One of the people’s responses that took a bit of adjusting to was the dialogue of the preparation before communion. Now we pray in the exact words of the centurion in today’s gospel reading: “Lord I am not worthy that you should come under my roof. But only say the word and my soul shall be healed.”

It’s easily to forget the power of words. But we know that even a throw-away comment can cause hurt, and a gentle word of encouragement can brighten the dullest day.

The word of Jesus is powerful enough to heal the centurion’s servant. That’s some power!

But let’s also take a moment to consider the words we speak to ourselves about ourselves.

Just as the words that others speak to us (and the words we speak to others) have power, so too the way we speak to ourselves about ourselves has the power to express the reality of ourselves, or to reinforce a falsity or a fantasy about ourselves.

Put simply, the way I speak to me about me has the power to make or break my day.

Of course this private conversation can go either way. At times we might glorify ourselves as if we were preaching our own eulogy. But more often we speak down to ourselves, preoccupied with our failings and imperfections and wondering if others would like or even still love us if they knew what we were really like.

Thanks be to God there is a remedy for this problem.

Before we can accurately speak truth to ourselves, we must see ourselves as God sees us. God sees reality, and (thanks be to God) this reality is much more positive and hopeful than our own voices about ourselves.
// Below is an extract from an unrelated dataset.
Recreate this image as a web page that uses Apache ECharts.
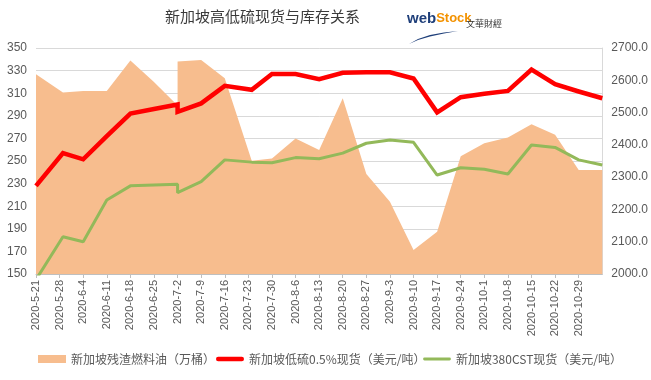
<!DOCTYPE html>
<html><head><meta charset="utf-8">
<script src="https://cdn.jsdelivr.net/npm/echarts@6/dist/echarts.min.js"></script>
<style>html,body{margin:0;padding:0;background:#fff}#c{width:651px;height:380px}</style>
</head><body><div id="c"></div>
<script>
// ---- data ----
var titleText = '新加坡高低硫现货与库存关系';
var dates = ['2020-5-21','2020-5-29','2020-6-4','2020-6-11','2020-6-18','2020-6-25','2020-7-2','2020-7-2','2020-7-9','2020-7-16','2020-7-24','2020-7-30','2020-8-6','2020-8-13','2020-8-20','2020-8-27','2020-9-3','2020-9-10','2020-9-17','2020-9-24','2020-10-1','2020-10-8','2020-10-15','2020-10-22','2020-10-29','2020-11-5'];
var inventory = [2619,2562,2567,2567,2661,2595,2522,2658,2663,2606,2351,2358,2420,2384,2544,2310,2224,2074,2131,2365,2405,2423,2464,2431,2322,2322];
var lowSulfur = [228,257,251.5,272,292,296,300,293.5,301,316.5,313,327,327,322.5,328,328.5,328.5,323,293,306.5,309.5,312,331,318,311.5,305.5];
var cst380 = [145,183,178.6,215.5,228,228.8,229.4,222,231.7,251,249,248.5,253,252,257,265.7,268.6,266.5,237.6,244,242.7,238.5,264.2,262,251,246.5];
var seriesNames = ['新加坡残渣燃料油（万桶）','新加坡低硫0.5%现货（美元/吨）','新加坡380CST现货（美元/吨）'];
var startDate = '2020-5-21';
var endDate = '2020-11-5';

// ---- helpers ----
function dayNum(s){var p=s.split('-');return Date.UTC(+p[0],+p[1]-1,+p[2])/86400000;}
var d0 = dayNum(startDate), dMax = dayNum(endDate) - d0;
function fmt(off){var d=new Date((d0+off)*86400000);return d.getUTCFullYear()+'-'+(d.getUTCMonth()+1)+'-'+d.getUTCDate();}
function pairs(vals){return dates.map(function(s,i){return [dayNum(s)-d0, vals[i]];});}

var chart = echarts.init(document.getElementById('c'));
var txt = '#595959';
var redIcon = 'path://M0,0 L0,0 M0,8 L0,8 M2,1.8 H26 A2.2,2.2 0 0 1 26,6.2 H2 A2.2,2.2 0 0 1 2,1.8 Z';
var greenIcon = 'path://M0,0 L0,0 M0,8 L0,8 M1.5,2.6 H26.5 A1.4,1.4 0 0 1 26.5,5.4 H1.5 A1.4,1.4 0 0 1 1.5,2.6 Z';
var icons = ['rect', redIcon, greenIcon];
var legendLefts = [38, 216, 423];
function mkLegend(i){
  return {left:legendLefts[i],top:353,padding:0,itemGap:6,itemWidth:28,itemHeight:8,
    textStyle:{fontFamily:'Noto Sans CJK SC',fontSize:12,color:txt},
    data:[{name:seriesNames[i],icon:icons[i]}]};
}
chart.setOption({
  animation:false,
  backgroundColor:'#fff',
  title:{text:titleText,left:165,top:9,padding:0,textStyle:{fontFamily:'Noto Sans CJK SC',fontSize:15,fontWeight:'normal',color:'#3a3a3a'}},
  graphic:[
    {type:'text',x:407,y:11,style:{text:'{a|web}{b|Stock}',rich:{a:{fontFamily:'Liberation Sans',fontWeight:'bold',fontSize:15,fill:'#1f3f7a'},b:{fontFamily:'Liberation Sans',fontWeight:'bold',fontSize:13,fill:'#f39200'}}}},
    {type:'text',x:466,y:19,style:{text:'文華財經',fontFamily:'Noto Sans CJK TC',fontSize:9,fill:'#333'}},
    {type:'polygon',shape:{points:[[409,44],[418,39],[430,35],[444,32.5],[458,31],[444,33.5],[430,36.5],[418,40]]},style:{fill:'#1f3f7a'}}
  ],
  grid:{left:36,right:48,top:48,bottom:106},
  legend:[mkLegend(0), mkLegend(1), mkLegend(2)],
  xAxis:{type:'value',min:0,max:dMax,interval:7,
    axisLine:{lineStyle:{color:'#bfbfbf'}},
    axisTick:{show:true,length:4,lineStyle:{color:'#bfbfbf'}},
    splitLine:{show:false},
    axisLabel:{rotate:90,margin:6,fontSize:11,color:txt,fontFamily:'Liberation Sans',showMaxLabel:false,formatter:function(v){return fmt(v);}}},
  yAxis:[
    {type:'value',min:150,max:350,interval:20,
      axisLine:{show:false},axisTick:{show:false},
      splitLine:{lineStyle:{color:'#d9d9d9'}},
      axisLabel:{margin:9,fontSize:12,color:txt,fontFamily:'Liberation Sans'}},
    {type:'value',min:2000,max:2700,interval:100,
      axisLine:{show:true,lineStyle:{color:'#d9d9d9'}},axisTick:{show:false},
      splitLine:{show:false},
      axisLabel:{margin:9,fontSize:12,color:txt,fontFamily:'Liberation Sans',formatter:function(v){return v.toFixed(1);}}}
  ],
  series:[
    {name:seriesNames[0],type:'line',yAxisIndex:1,data:pairs(inventory),symbol:'none',
      lineStyle:{width:0,color:'#F7BD8E'},itemStyle:{color:'#F7BD8E'},
      areaStyle:{color:'#F7BD8E',opacity:1,origin:'start'},z:1},
    {name:seriesNames[1],type:'line',yAxisIndex:0,data:pairs(lowSulfur),symbol:'none',
      lineStyle:{width:4.5,color:'#FF0000',join:'miter'},itemStyle:{color:'#FF0000'},z:3},
    {name:seriesNames[2],type:'line',yAxisIndex:0,data:pairs(cst380),symbol:'none',
      lineStyle:{width:3,color:'#93B95A'},itemStyle:{color:'#93B95A'},z:2}
  ]
});
</script></body></html>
Because God knows us more intimately than we can ever know ourselves, God sees our full reality. While our gaze on ourselves usually stops at what have done and what we have failed to do, God (who sees every detail) loves us simply because He created us and we belong to Him. Yes we do some good things, and daily we turn away and and grasp at idols, but even these fumblings are powerless to separate us from this divine and ultimate embrace.

When we experience this gaze of love we have a choice. Do we accept our own perception of ourselves, or do we believe that God’s view might be the one to trust?

I’m for accepting God’s word over mine any day!